Gill, Jeff, and Simon Heuberger. 2020. “Bayesian Modeling and Inference: A Post-Modern Perspective.” In The SAGE Handbook of Research Methods in Political Science and International Relations, eds. Luigi Curini and Robert Franzese. London, UK: SAGE, 961–84.
Lundberg, Ian, Rebecca Johnson, and Brandon M. Stewart. 2021. What Is Your Estimand? Defining the Target Quantity Connects Statistical Evidence to Theory.” American Sociological Review 86(3): 532–65.
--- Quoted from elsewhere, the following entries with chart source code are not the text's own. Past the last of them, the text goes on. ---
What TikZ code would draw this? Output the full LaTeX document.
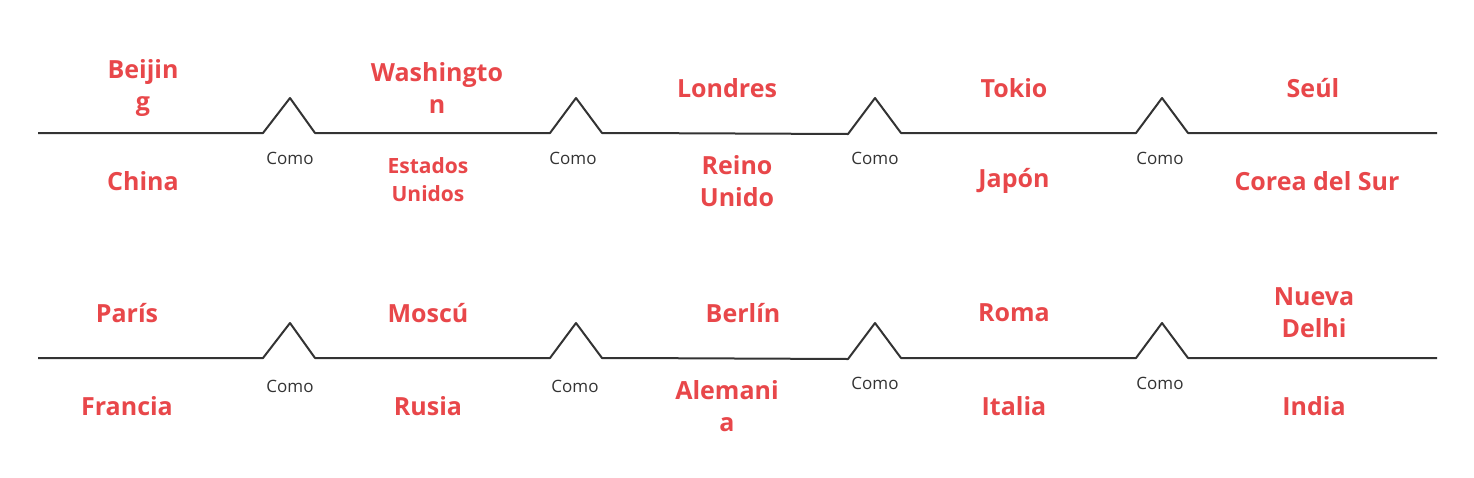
\documentclass[tikz,border=0pt]{standalone}
\usepackage{fontspec}
\setmainfont{Open Sans}
\definecolor{lbl}{HTML}{E8474A}
\definecolor{ln}{HTML}{333333}
\begin{document}
\begin{tikzpicture}[x=1pt,y=-1pt,
  city/.style={text=lbl,font=\fontsize{25}{32}\selectfont\bfseries,align=center,inner sep=0},
  small/.style={text=lbl,font=\fontsize{21}{28}\selectfont\bfseries,align=center,inner sep=0},
  como/.style={text=ln,font=\fontsize{17}{20}\selectfont,inner sep=0},
  wire/.style={draw=ln,line width=2pt,line join=round}]
\useasboundingbox (0,0) rectangle (1474,477);
\foreach \y in {133,358}{
  \draw[wire] (38,\y) -- (263,\y) -- (290,\y-35) -- (315,\y) -- (550,\y) -- (576,\y-35) -- (602,\y) -- (624,\y);
  \draw[wire] (624,\y) -- (848,\y+1) -- (875,\y-35) -- (901,\y) -- (1136,\y) -- (1162,\y-35) -- (1188,\y) -- (1437,\y);
}
\node[como] (c1) at (290,158) {Como};
\node[como] (c2) at (573,158) {Como};
\node[como] (c3) at (875,158) {Como};
\node[como] (c4) at (1160,158) {Como};
\node[como] (c5) at (290,386) {Como};
\node[como] (c6) at (575,386) {Como};
\node[como] (c7) at (875,383) {Como};
\node[como] (c8) at (1160,383) {Como};
\node[city] (a1) at (143,88) {Beijin\\g};
\node[city] (a2) at (437,88) {Washingto\\n};
\node[city] (a3) at (727,88) {Londres};
\node[city] (a4) at (1014,88) {Tokio};
\node[city] (a5) at (1313,88) {Seúl};
\node[city] (b1) at (143,181) {China};
\node[small] (b2) at (428,180) {Estados\\Unidos};
\node[city] (b3) at (737,181) {Reino\\Unido};
\node[city] (b4) at (1014,181) {Japón};
\node[city] (b5) at (1317,181) {Corea del Sur};
\node[city] (d1) at (127,313) {París};
\node[city] (d2) at (428,313) {Moscú};
\node[city] (d3) at (743,313) {Berlín};
\node[city] (d4) at (1014,313) {Roma};
\node[city] (d5) at (1314,313) {Nueva\\Delhi};
\node[city] (e1) at (127,406) {Francia};
\node[city] (e2) at (428,406) {Rusia};
\node[city] (e3) at (727,406) {Alemani\\a};
\node[city] (e4) at (1014,406) {Italia};
\node[city] (e5) at (1314,406) {India};
\end{tikzpicture}
\end{document}
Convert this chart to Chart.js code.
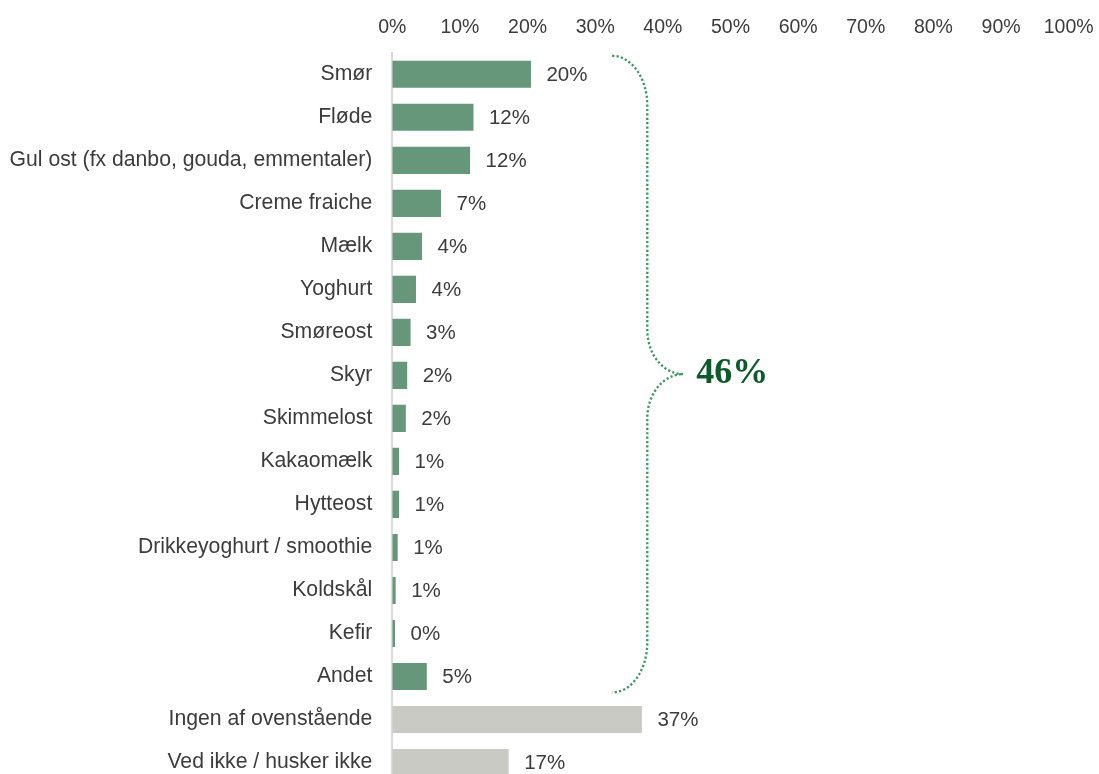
<!DOCTYPE html>
<html>
<head>
<meta charset="utf-8">
<script src="https://cdn.jsdelivr.net/npm/chart.js@4.4.1/dist/chart.umd.min.js"></script>
<style>
  html, body { margin: 0; padding: 0; background: #ffffff; overflow: hidden; }
  #wrap { width: 1099px; height: 784px; }
</style>
</head>
<body>
<div id="wrap"><canvas id="c" width="1099" height="784"></canvas></div>
<script>
// ---- Data ----
const categories = [
  'Smør', 'Fløde', 'Gul ost (fx danbo, gouda, emmentaler)', 'Creme fraiche', 'Mælk',
  'Yoghurt', 'Smøreost', 'Skyr', 'Skimmelost', 'Kakaomælk', 'Hytteost',
  'Drikkeyoghurt / smoothie', 'Koldskål', 'Kefir', 'Andet',
  'Ingen af ovenstående', 'Ved ikke / husker ikke'
];
const values = [20.5, 12.0, 11.5, 7.2, 4.4, 3.5, 2.7, 2.2, 2.0, 1.0, 1.0, 0.8, 0.5, 0.4, 5.1, 36.9, 17.2];
const valueLabels = ['20%', '12%', '12%', '7%', '4%', '4%', '3%', '2%', '2%', '1%', '1%', '1%', '1%', '0%', '5%', '37%', '17%'];
const groups = ['dairy','dairy','dairy','dairy','dairy','dairy','dairy','dairy','dairy','dairy','dairy','dairy','dairy','dairy','dairy','none','none'];
const tickValues = [0, 10, 20, 30, 40, 50, 60, 70, 80, 90, 100];
const braceTotalLabel = '46%';

// ---- Styles ----
const groupColors = { dairy: '#66977a', none: '#c9cac4' };
const textColor = '#3c3c3c';
const fontFamily = '"Liberation Sans", Arial, sans-serif';

// brace annotation layout (in scale units)
const brace = {
  fromIndex: -0.43, toIndex: 14.37,
  endValue: 32.5, spineValue: 37.7, tipValue: 43.0,
  endRadius: 50, midRadius: 44,
  color: '#3d9660', font: 'bold 36px "Liberation Serif", "Times New Roman", serif', textColor: '#0d5a2a'
};

const dataLabelPlugin = {
  id: 'dataLabels',
  afterDatasetsDraw(chart) {
    const ctx = chart.ctx;
    const meta = chart.getDatasetMeta(0);
    ctx.save();
    ctx.font = '20.5px ' + fontFamily;
    ctx.fillStyle = textColor;
    ctx.textAlign = 'left';
    ctx.textBaseline = 'middle';
    meta.data.forEach((bar, i) => {
      ctx.fillText(valueLabels[i], bar.x + 15.5, bar.y + 1);
    });
    ctx.restore();
  }
};

const bracePlugin = {
  id: 'brace',
  afterDraw(chart) {
    const ctx = chart.ctx;
    const xs = chart.scales.x, ys = chart.scales.y;
    const top = ys.getPixelForValue(brace.fromIndex);
    const bot = ys.getPixelForValue(brace.toIndex);
    const mid = (top + bot) / 2;
    const x0 = xs.getPixelForValue(brace.endValue);
    const xm = xs.getPixelForValue(brace.spineValue);
    const xt = xs.getPixelForValue(brace.tipValue);
    const r1 = brace.endRadius, r2 = brace.midRadius, k = 0.5523;
    ctx.save();
    ctx.strokeStyle = brace.color;
    ctx.lineWidth = 2.3;
    ctx.lineCap = 'butt';
    ctx.setLineDash([2.2, 2.2]);
    ctx.beginPath();
    ctx.moveTo(x0, top);
    ctx.bezierCurveTo(x0 + k * (xm - x0), top, xm, top + r1 - k * r1, xm, top + r1);
    ctx.lineTo(xm, mid - r2);
    ctx.bezierCurveTo(xm, mid - r2 + k * r2, xt - k * (xt - xm), mid, xt, mid);
    ctx.bezierCurveTo(xt - k * (xt - xm), mid, xm, mid + r2 - k * r2, xm, mid + r2);
    ctx.lineTo(xm, bot - r1);
    ctx.bezierCurveTo(xm, bot - r1 + k * r1, x0 + k * (xm - x0), bot, x0, bot);
    ctx.stroke();
    ctx.setLineDash([]);
    ctx.font = brace.font;
    ctx.fillStyle = brace.textColor;
    ctx.textAlign = 'left';
    ctx.textBaseline = 'middle';
    ctx.fillText(braceTotalLabel, xt + 13, mid);
    ctx.restore();
  }
};

new Chart(document.getElementById('c'), {
  type: 'bar',
  data: {
    labels: categories,
    datasets: [{
      data: values,
      backgroundColor: groups.map(g => groupColors[g]),
      borderWidth: 0,
      barPercentage: 0.63,
      categoryPercentage: 1.0
    }]
  },
  options: {
    indexAxis: 'y',
    responsive: false,
    devicePixelRatio: 1,
    animation: false,
    layout: { padding: { left: 0, right: 30.3, top: 0, bottom: 0 } },
    plugins: { legend: { display: false }, tooltip: { enabled: false } },
    scales: {
      x: {
        position: 'top',
        min: 0, max: 100,
        afterBuildTicks(scale) { scale.ticks = tickValues.map(v => ({ value: v })); },
        afterFit(scale) {
          scale.height = 52.8;
          scale.paddingLeft = 0; scale.paddingRight = 0;
        },
        ticks: {
          callback: v => v + '%',
          color: textColor,
          font: { family: fontFamily, size: 19.5 },
          padding: 13,
          maxRotation: 0,
          autoSkip: false
        },
        grid: { display: false, drawTicks: false },
        border: { display: false }
      },
      y: {
        afterFit(scale) {
          scale.width = 392.3;
          scale.paddingTop = 0; scale.paddingBottom = 0;
        },
        ticks: {
          color: textColor,
          font: { family: fontFamily, size: 21.2 },
          padding: 20,
          autoSkip: false
        },
        grid: { display: false, drawTicks: false },
        border: { display: true, color: '#d9d9d9', width: 2 }
      }
    }
  },
  plugins: [dataLabelPlugin, bracePlugin]
});
</script>
</body>
</html>
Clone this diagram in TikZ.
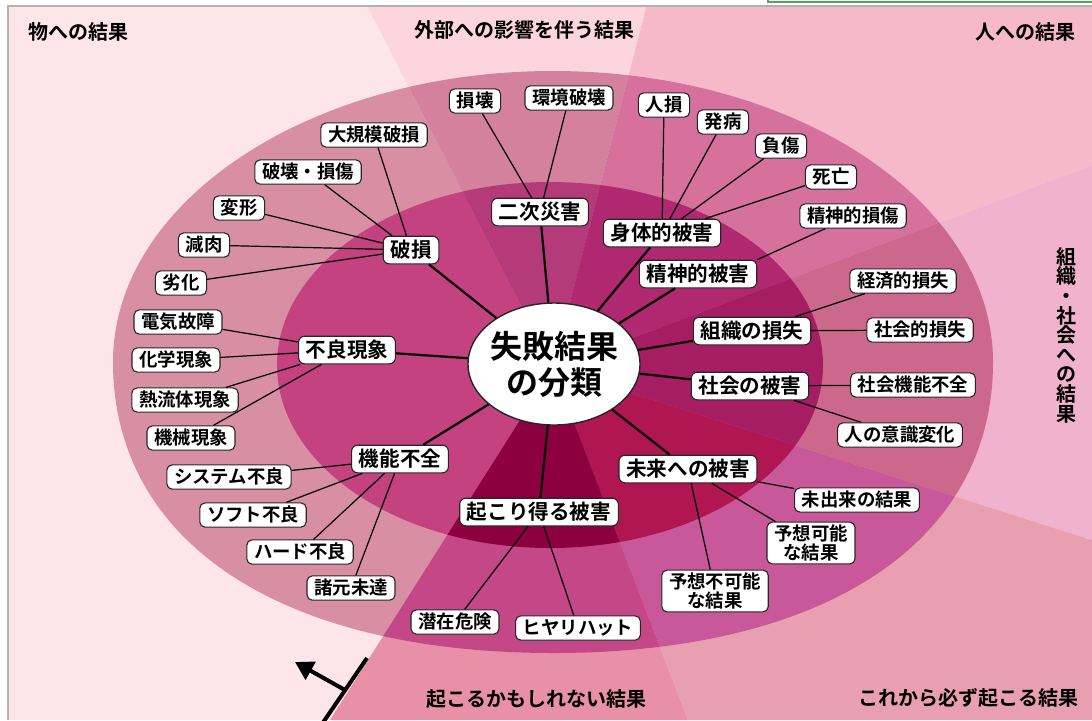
\documentclass[tikz,border=0pt]{standalone}
\usepackage{fontspec}
\setmainfont{Noto Sans CJK JP}[BoldFont={Noto Sans CJK JP Bold}]
\usetikzlibrary{arrows.meta,shapes.geometric}
\definecolor{bgA}{HTML}{FDE5E9}
\definecolor{bgB}{HTML}{FCD5DE}
\definecolor{bgC}{HTML}{F5B9CA}
\definecolor{bgD}{HTML}{F0B2CC}
\definecolor{bgE}{HTML}{E8A0B0}
\definecolor{bgF}{HTML}{E890A8}
\definecolor{rgA}{HTML}{D98FA3}
\definecolor{rgB}{HTML}{D4819D}
\definecolor{rgC}{HTML}{D6709C}
\definecolor{rgD}{HTML}{CC688C}
\definecolor{rgE}{HTML}{C8589A}
\definecolor{rgF}{HTML}{C44888}
\definecolor{inA}{HTML}{C44280}
\definecolor{inB}{HTML}{B43A7A}
\definecolor{inC}{HTML}{B02870}
\definecolor{inD}{HTML}{A51E64}
\definecolor{inE}{HTML}{B01652}
\definecolor{inF}{HTML}{8C0040}
\newcommand\fillsix[6]{%
  \fill[#1] (C) -- (b1) -- (0,0) -- (0,720) -- (b6) -- cycle;
  \fill[#2] (C) -- (b1) -- (b2) -- cycle;
  \fill[#3] (C) -- (b2) -- (1092,0) -- (b3) -- cycle;
  \fill[#4] (C) -- (b3) -- (b4) -- cycle;
  \fill[#5] (C) -- (b4) -- (1092,720) -- (b5) -- cycle;
  \fill[#6] (C) -- (b5) -- (b6) -- cycle;}
\begin{document}
\begin{tikzpicture}[x=0.5pt,y=-0.5pt,
  base/.style={draw=black!85, fill=white, line width=0.55pt, rounded corners=2.6pt},
  lab/.style={base, font=\bfseries\fontsize{9.2}{10}\selectfont, inner xsep=3.6pt, inner ysep=1.3pt, text height=7.9pt, text depth=1.6pt},
  labtwo/.style={base, align=center, font=\bfseries\fontsize{9.2}{9.8}\selectfont, inner xsep=3.6pt, inner ysep=1.2pt},
  cat/.style={base, rounded corners=3pt, font=\bfseries\fontsize{10.3}{11}\selectfont, inner xsep=3.6pt, inner ysep=1.6pt, text height=8.8pt, text depth=1.8pt},
  title/.style={font=\bfseries\fontsize{10}{11}\selectfont, inner sep=0pt},
  ln/.style={line width=0.6pt},
  lnc/.style={line width=1.1pt}]
\useasboundingbox (0,0) rectangle (1092,720);
\fill[white] (0,0) rectangle (1092,720);
\coordinate (C) at (553,368);
\coordinate (b1) at (364,0);
\coordinate (b2) at (648,0);
\coordinate (b3) at (1092,165);
\coordinate (b4) at (1092,540);
\coordinate (b5) at (688,720);
\coordinate (b6) at (330,720);
% background sectors
\begin{scope}
  \clip (8,6) rectangle (1092,720);
  \fillsix{bgA}{bgB}{bgC}{bgD}{bgE}{bgF}
\end{scope}
% outer ring (ellipse on top, fuller curve below)
\begin{scope}
  \clip (113,362) arc[start angle=180, end angle=0, x radius=220pt, y radius=145.5pt]
    .. controls (993,542) and (826,653) .. (553,653)
    .. controls (280,653) and (113,542) .. (113,362) -- cycle;
  \fillsix{rgA}{rgB}{rgC}{rgD}{rgE}{rgF}
\end{scope}
% middle ellipse
\begin{scope}
  \clip (550,365) ellipse [x radius=136.5pt, y radius=91.5pt];
  \fillsix{inA}{inB}{inC}{inD}{inE}{inF}
\end{scope}
% frame
\draw[gray!60, line width=0.8pt] (8,720) -- (8,6) -- (1092,6);
\draw[draw=green!25!gray, fill=green!8, line width=0.6pt] (768,-6) rectangle (1100,2);
% titles
\node[title] (t1) at (78,32) {物への結果};
\node[title] (t2) at (524,30) {外部への影響を伴う結果};
\node[title] (t3) at (1025,32) {人への結果};
\node[title, align=center, font=\bfseries\fontsize{10}{9.8}\selectfont] (t4) at (1066,335) {組\\織\\・\\社\\会\\へ\\の\\結\\果};
\node[title] (t5) at (968,698) {これから必ず起こる結果};
\node[title] (t6) at (536,699) {起こるかもしれない結果};
% center
\node[draw=black!85, fill=white, ellipse, line width=0.7pt, minimum width=86pt, minimum height=61pt, inner xsep=-2pt, inner ysep=0pt, align=center, font=\bfseries\fontsize{16}{18}\selectfont] (ctr) at (554,364) {失敗結果\\の分類};
% level 1
\node[cat] (hason) at (411,250) {破損};
\node[cat] (furyo) at (347,350) {不良現象};
\node[cat] (kinouf) at (400,459) {機能不全};
\node[cat] (niji) at (540,212) {二次災害};
\node[cat] (shintai) at (662,233) {身体的被害};
\node[cat] (seishin) at (698,274) {精神的被害};
\node[cat] (soshiki) at (752,331) {組織の損失};
\node[cat] (shakai) at (750,386) {社会の被害};
\node[cat] (mirai) at (688,469) {未来への被害};
\node[cat] (okori) at (539,512) {起こり得る被害};
% level 2
\node[lab] (son) at (475,101) {損壊};
\node[lab] (kankyo) at (569,98) {環境破壊};
\node[lab] (jinson) at (664,105) {人損};
\node[lab] (hatsu) at (723,122) {発病};
\node[lab] (fusho) at (781,146) {負傷};
\node[lab] (shibo) at (831,177) {死亡};
\node[lab] (seisonsho) at (853,216) {精神的損傷};
\node[lab] (daikibo) at (374,135) {大規模破損};
\node[lab] (hakai) at (308,172) {破壊・損傷};
\node[lab] (henkei) at (239,208) {変形};
\node[lab] (genniku) at (204,245) {減肉};
\node[lab] (rekka) at (181,283) {劣化};
\node[lab] (denki) at (178,322) {電気故障};
\node[lab] (kagaku) at (176,360) {化学現象};
\node[lab] (netsu) at (185,400) {熱流体現象};
\node[lab] (kikai) at (191,438) {機械現象};
\node[lab] (system) at (229,477) {システム不良};
\node[lab] (soft) at (253,515) {ソフト不良};
\node[lab] (hard) at (300,552) {ハード不良};
\node[lab] (shogen) at (351,588) {諸元未達};
\node[lab] (keizai) at (903,281) {経済的損失};
\node[lab] (shakaiteki) at (920,330) {社会的損失};
\node[lab] (kinoufz) at (913,385) {社会機能不全};
\node[lab] (ishiki) at (900,435) {人の意識変化};
\node[lab] (midekita) at (857,500) {未出来の結果};
\node[labtwo] (kanou) at (811,543) {予想可能\\な結果};
\node[labtwo] (fukanou) at (715,591) {予想不可能\\な結果};
\node[lab] (senzai) at (455,622) {潜在危険};
\node[lab] (hiyari) at (578,628) {ヒヤリハット};
% connectors from center
\foreach \n in {hason,furyo,kinouf,niji,shintai,seishin,soshiki,shakai,mirai,okori}
  \draw[lnc] (ctr) -- (\n);
% connectors to level 2
\foreach \n in {daikibo,hakai,henkei,genniku,rekka} \draw[ln] (hason) -- (\n);
\foreach \n in {son,kankyo} \draw[ln] (niji) -- (\n);
\foreach \n in {jinson,hatsu,fusho,shibo} \draw[ln] (shintai) -- (\n);
\draw[ln] (seishin.north east) -- (seisonsho);
\foreach \n in {keizai,shakaiteki} \draw[ln] (soshiki) -- (\n);
\foreach \n in {kinoufz,ishiki} \draw[ln] (shakai) -- (\n);
\foreach \n in {midekita,kanou,fukanou} \draw[ln] (mirai) -- (\n);
\foreach \n in {senzai,hiyari} \draw[ln] (okori) -- (\n);
\foreach \n in {system,soft,hard,shogen} \draw[ln] (kinouf) -- (\n);
\foreach \n in {denki,kagaku,netsu,kikai} \draw[ln] (furyo) -- (\n);
% arrow mark
\coordinate (ar1) at (322,724);
\coordinate (ar2) at (367,658);
\coordinate (ar3) at (345,690);
\coordinate (ar4) at (295,662);
\draw[line width=2pt] (ar1) -- (ar2);
\draw[line width=2pt, -{Triangle[length=9pt,width=10pt]}] (ar3) -- (ar4);
\end{tikzpicture}
\end{document}
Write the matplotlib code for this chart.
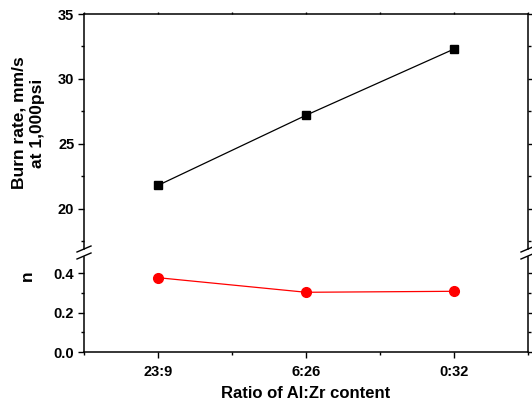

Rubin, Donald B. 1974. Estimating Causal Effects of Treatments in Randomized and Nonrandomized Studies.” Journal of Educational Psychology 66(5): 688–701.
———. 2005. Causal Inference Using Potential Outcomes.” Journal of the American Statistical Association 100(469): 322–31.
Western, Bruce, and Simon Jackman. 1994. “Bayesian Inference for Comparative Research.” American Political Science Review 88: 412–23.